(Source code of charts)
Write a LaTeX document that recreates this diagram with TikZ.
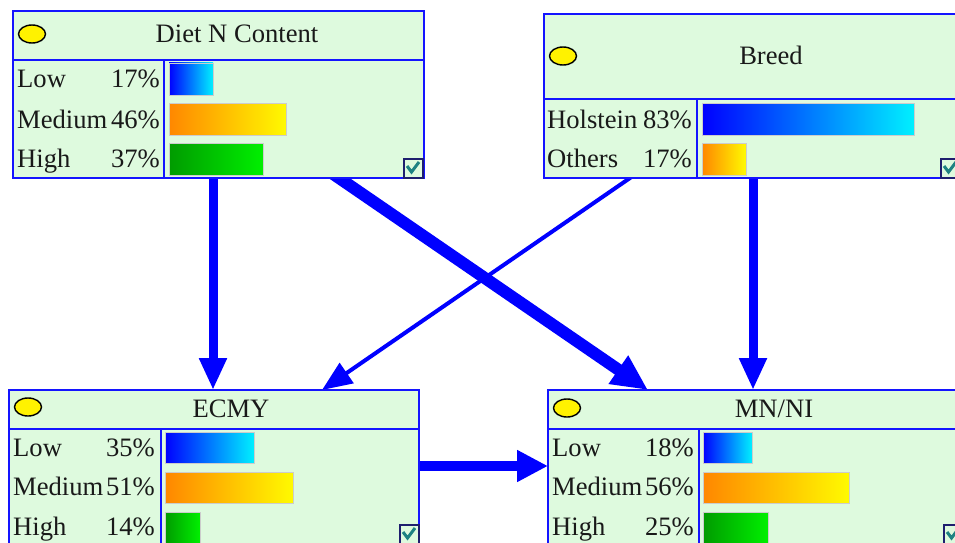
\documentclass[tikz,border=0pt]{standalone}
\usepackage{fontspec}
\setmainfont{Liberation Serif}
\usetikzlibrary{arrows.meta,calc,shapes.geometric}
\pgfdeclarelayer{bg}
\pgfsetlayers{bg,main}
\definecolor{nodebg}{RGB}{222,250,222}
\definecolor{nodeblue}{RGB}{20,20,255}
\definecolor{arrblue}{RGB}{0,0,255}
\definecolor{chkteal}{RGB}{30,130,130}
\definecolor{chknavy}{RGB}{30,30,110}
\definecolor{barblueL}{RGB}{0,0,255}
\definecolor{barblueR}{RGB}{0,240,255}
\definecolor{barorL}{RGB}{255,135,0}
\definecolor{barorR}{RGB}{255,250,0}
\definecolor{bargrL}{RGB}{0,155,0}
\definecolor{bargrR}{RGB}{0,240,0}
\tikzset{
  netbox/.style={draw=nodeblue, line width=2pt, fill=nodebg, inner sep=0pt, outer sep=0pt, anchor=north west},
  sepline/.style={draw=nodeblue, line width=2pt},
  txt/.style={inner sep=0pt, font=\fontsize{26.6}{30}\selectfont, text=black!90},
  lbl/.style={txt, anchor=base west},
  pct/.style={txt, anchor=base east},
  ttl/.style={txt, anchor=base},
  barline/.style={draw=black!20, line width=0.6pt},
  bluebar/.style={barline, left color=barblueL, right color=barblueR},
  orbar/.style={barline, left color=barorL, right color=barorR},
  grbar/.style={barline, left color=bargrL, right color=bargrR},
  bulb/.style={ellipse, draw=black, line width=1.4pt, fill=yellow, minimum width=27pt, minimum height=18pt, inner sep=0pt},
  chkbox/.style={draw=chknavy, line width=1.5pt, fill=nodebg, minimum size=19pt, inner sep=0pt, anchor=north west},
  chk/.style={draw=chkteal, line width=3pt},
  arr/.style={draw=arrblue, shorten <=-12pt, -{Triangle[length=32pt,width=26pt]}},
}
\begin{document}
\begin{tikzpicture}[x=1pt,y=-1pt]
\clip (0,0) rectangle (955,543);

% ---------- Diet N Content ----------
\node[netbox, minimum width=411pt, minimum height=167pt] (diet) at (13,11) {};
\draw[sepline] (13,60) -- (424,60);
\draw[sepline] (164,60) -- (164,178);
\node[bulb] (dietb) at (32,34) {};
\node[ttl] (diett) at (237,42) {Diet N Content};
\node[lbl] (dl1) at (17,88) {Low};
\node[pct] (dp1) at (160,88) {17\%};
\node[lbl] (dl2) at (17,128) {Medium};
\node[pct] (dp2) at (160,128) {46\%};
\node[lbl] (dl3) at (17,167) {High};
\node[pct] (dp3) at (160,167) {37\%};
\path[bluebar] (169,63) rectangle (213,95);
\path[orbar] (169,103) rectangle (286,135);
\path[grbar] (169,143) rectangle (263,175);
\node[chkbox] (dietc) at (403,158) {};
\draw[chk] (407,166) -- (411.5,172) -- (419,162);

% ---------- Breed ----------
\node[netbox, minimum width=420pt, minimum height=164pt] (breed) at (544,14) {};
\draw[sepline] (544,99) -- (964,99);
\draw[sepline] (697,99) -- (697,178);
\node[bulb] (breedb) at (563,56) {};
\node[ttl] (breedt) at (771,65) {Breed};
\node[lbl] (bl1) at (547,128) {Holstein};
\node[pct] (bp1) at (692,128) {83\%};
\node[lbl] (bl2) at (547,167) {Others};
\node[pct] (bp2) at (692,167) {17\%};
\path[bluebar] (702,103) rectangle (914,135);
\path[orbar] (702,143) rectangle (746,175);
\node[chkbox] (breedc) at (940,158) {};
\draw[chk] (944,166) -- (948.5,172) -- (956,162);

% ---------- ECMY ----------
\node[netbox, minimum width=410pt, minimum height=170pt] (ecmy) at (9,390) {};
\draw[sepline] (9,429) -- (419,429);
\draw[sepline] (161,429) -- (161,560);
\node[bulb] (ecmyb) at (28,407) {};
\node[ttl] (ecmyt) at (231,417) {ECMY};
\node[lbl] (el1) at (13,456) {Low};
\node[pct] (ep1) at (155,456) {35\%};
\node[lbl] (el2) at (13,495) {Medium};
\node[pct] (ep2) at (155,495) {51\%};
\node[lbl] (el3) at (13,535) {High};
\node[pct] (ep3) at (155,535) {14\%};
\path[bluebar] (165,432) rectangle (254,463);
\path[orbar] (165,472) rectangle (293,503);
\path[grbar] (165,512) rectangle (200,545);
\node[chkbox] (ecmyc) at (399,524) {};
\draw[chk] (403,532) -- (407.5,538) -- (415,528);

% ---------- MN/NI ----------
\node[netbox, minimum width=420pt, minimum height=170pt] (mnni) at (548,390) {};
\draw[sepline] (548,429) -- (968,429);
\draw[sepline] (699,429) -- (699,560);
\node[bulb] (mnnib) at (567,408) {};
\node[ttl] (mnnit) at (774,417) {MN/NI};
\node[lbl] (ml1) at (552,456) {Low};
\node[pct] (mp1) at (694,456) {18\%};
\node[lbl] (ml2) at (552,495) {Medium};
\node[pct] (mp2) at (694,495) {56\%};
\node[lbl] (ml3) at (552,535) {High};
\node[pct] (mp3) at (694,535) {25\%};
\path[bluebar] (703,432) rectangle (752,463);
\path[orbar] (703,472) rectangle (849,503);
\path[grbar] (703,512) rectangle (768,545);
\node[chkbox] (mnnic) at (943,524) {};
\draw[chk] (947,532) -- (951.5,538) -- (959,528);

% ---------- background and connectors (behind the boxes) ----------
\begin{pgfonlayer}{bg}
\fill[white] (0,0) rectangle (955,543);
\draw[arr, line width=9pt] (diet.south -| 213,0) -- (ecmy.north -| 213,0);
\draw[arr, line width=12pt, -{Triangle[length=36pt,width=32pt]}] (diet.south -| 339,0) -- (mnni.north -| 648,0);
\draw[arr, line width=4pt, -{Triangle[length=30pt,width=24pt]}] (breed.south -| 630,0) -- (ecmy.north -| 322,0);
\draw[arr, line width=9pt] (breed.south -| 753,0) -- (mnni.north -| 753,0);
\draw[arr, line width=10pt, -{Triangle[length=31pt,width=30pt]}] (ecmy.east |- 0,466) -- (mnni.west |- 0,466);
\end{pgfonlayer}
\end{tikzpicture}
\end{document}
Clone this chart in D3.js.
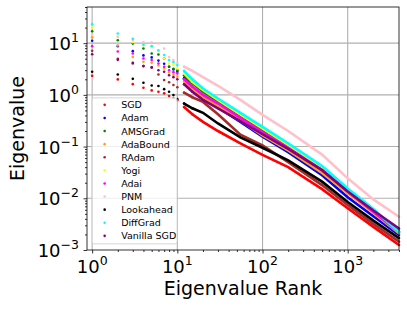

> WORK REQUIRED:
Leave out the pictures and repeat everything else in the records exactly.

> OUTPUT OF THE TASK:
Write a LaTeX document that recreates this diagram with TikZ.
\documentclass[tikz,border=0pt]{standalone}
\usepackage{fontspec}
\setmainfont{Liberation Serif}
\usetikzlibrary{arrows.meta,calc,shapes.geometric}
\pgfdeclarelayer{bg}
\pgfsetlayers{bg,main}
\definecolor{nodebg}{RGB}{222,250,222}
\definecolor{nodeblue}{RGB}{20,20,255}
\definecolor{arrblue}{RGB}{0,0,255}
\definecolor{chkteal}{RGB}{30,130,130}
\definecolor{chknavy}{RGB}{30,30,110}
\definecolor{barblueL}{RGB}{0,0,255}
\definecolor{barblueR}{RGB}{0,240,255}
\definecolor{barorL}{RGB}{255,135,0}
\definecolor{barorR}{RGB}{255,250,0}
\definecolor{bargrL}{RGB}{0,155,0}
\definecolor{bargrR}{RGB}{0,240,0}
\tikzset{
  netbox/.style={draw=nodeblue, line width=2pt, fill=nodebg, inner sep=0pt, outer sep=0pt, anchor=north west},
  sepline/.style={draw=nodeblue, line width=2pt},
  txt/.style={inner sep=0pt, font=\fontsize{26.6}{30}\selectfont, text=black!90},
  lbl/.style={txt, anchor=base west},
  pct/.style={txt, anchor=base east},
  ttl/.style={txt, anchor=base},
  barline/.style={draw=black!20, line width=0.6pt},
  bluebar/.style={barline, left color=barblueL, right color=barblueR},
  orbar/.style={barline, left color=barorL, right color=barorR},
  grbar/.style={barline, left color=bargrL, right color=bargrR},
  bulb/.style={ellipse, draw=black, line width=1.4pt, fill=yellow, minimum width=27pt, minimum height=18pt, inner sep=0pt},
  chkbox/.style={draw=chknavy, line width=1.5pt, fill=nodebg, minimum size=19pt, inner sep=0pt, anchor=north west},
  chk/.style={draw=chkteal, line width=3pt},
  arr/.style={draw=arrblue, shorten <=-12pt, -{Triangle[length=32pt,width=26pt]}},
}
\begin{document}
\begin{tikzpicture}[x=1pt,y=-1pt]
\clip (0,0) rectangle (955,543);

% ---------- Diet N Content ----------
\node[netbox, minimum width=411pt, minimum height=167pt] (diet) at (13,11) {};
\draw[sepline] (13,60) -- (424,60);
\draw[sepline] (164,60) -- (164,178);
\node[bulb] (dietb) at (32,34) {};
\node[ttl] (diett) at (237,42) {Diet N Content};
\node[lbl] (dl1) at (17,88) {Low};
\node[pct] (dp1) at (160,88) {17\%};
\node[lbl] (dl2) at (17,128) {Medium};
\node[pct] (dp2) at (160,128) {46\%};
\node[lbl] (dl3) at (17,167) {High};
\node[pct] (dp3) at (160,167) {37\%};
\path[bluebar] (169,63) rectangle (213,95);
\path[orbar] (169,103) rectangle (286,135);
\path[grbar] (169,143) rectangle (263,175);
\node[chkbox] (dietc) at (403,158) {};
\draw[chk] (407,166) -- (411.5,172) -- (419,162);

% ---------- Breed ----------
\node[netbox, minimum width=420pt, minimum height=164pt] (breed) at (544,14) {};
\draw[sepline] (544,99) -- (964,99);
\draw[sepline] (697,99) -- (697,178);
\node[bulb] (breedb) at (563,56) {};
\node[ttl] (breedt) at (771,65) {Breed};
\node[lbl] (bl1) at (547,128) {Holstein};
\node[pct] (bp1) at (692,128) {83\%};
\node[lbl] (bl2) at (547,167) {Others};
\node[pct] (bp2) at (692,167) {17\%};
\path[bluebar] (702,103) rectangle (914,135);
\path[orbar] (702,143) rectangle (746,175);
\node[chkbox] (breedc) at (940,158) {};
\draw[chk] (944,166) -- (948.5,172) -- (956,162);

% ---------- ECMY ----------
\node[netbox, minimum width=410pt, minimum height=170pt] (ecmy) at (9,390) {};
\draw[sepline] (9,429) -- (419,429);
\draw[sepline] (161,429) -- (161,560);
\node[bulb] (ecmyb) at (28,407) {};
\node[ttl] (ecmyt) at (231,417) {ECMY};
\node[lbl] (el1) at (13,456) {Low};
\node[pct] (ep1) at (155,456) {35\%};
\node[lbl] (el2) at (13,495) {Medium};
\node[pct] (ep2) at (155,495) {51\%};
\node[lbl] (el3) at (13,535) {High};
\node[pct] (ep3) at (155,535) {14\%};
\path[bluebar] (165,432) rectangle (254,463);
\path[orbar] (165,472) rectangle (293,503);
\path[grbar] (165,512) rectangle (200,545);
\node[chkbox] (ecmyc) at (399,524) {};
\draw[chk] (403,532) -- (407.5,538) -- (415,528);

% ---------- MN/NI ----------
\node[netbox, minimum width=420pt, minimum height=170pt] (mnni) at (548,390) {};
\draw[sepline] (548,429) -- (968,429);
\draw[sepline] (699,429) -- (699,560);
\node[bulb] (mnnib) at (567,408) {};
\node[ttl] (mnnit) at (774,417) {MN/NI};
\node[lbl] (ml1) at (552,456) {Low};
\node[pct] (mp1) at (694,456) {18\%};
\node[lbl] (ml2) at (552,495) {Medium};
\node[pct] (mp2) at (694,495) {56\%};
\node[lbl] (ml3) at (552,535) {High};
\node[pct] (mp3) at (694,535) {25\%};
\path[bluebar] (703,432) rectangle (752,463);
\path[orbar] (703,472) rectangle (849,503);
\path[grbar] (703,512) rectangle (768,545);
\node[chkbox] (mnnic) at (943,524) {};
\draw[chk] (947,532) -- (951.5,538) -- (959,528);

% ---------- background and connectors (behind the boxes) ----------
\begin{pgfonlayer}{bg}
\fill[white] (0,0) rectangle (955,543);
\draw[arr, line width=9pt] (diet.south -| 213,0) -- (ecmy.north -| 213,0);
\draw[arr, line width=12pt, -{Triangle[length=36pt,width=32pt]}] (diet.south -| 339,0) -- (mnni.north -| 648,0);
\draw[arr, line width=4pt, -{Triangle[length=30pt,width=24pt]}] (breed.south -| 630,0) -- (ecmy.north -| 322,0);
\draw[arr, line width=9pt] (breed.south -| 753,0) -- (mnni.north -| 753,0);
\draw[arr, line width=10pt, -{Triangle[length=31pt,width=30pt]}] (ecmy.east |- 0,466) -- (mnni.west |- 0,466);
\end{pgfonlayer}
\end{tikzpicture}
\end{document}
Clone this chart in D3.js.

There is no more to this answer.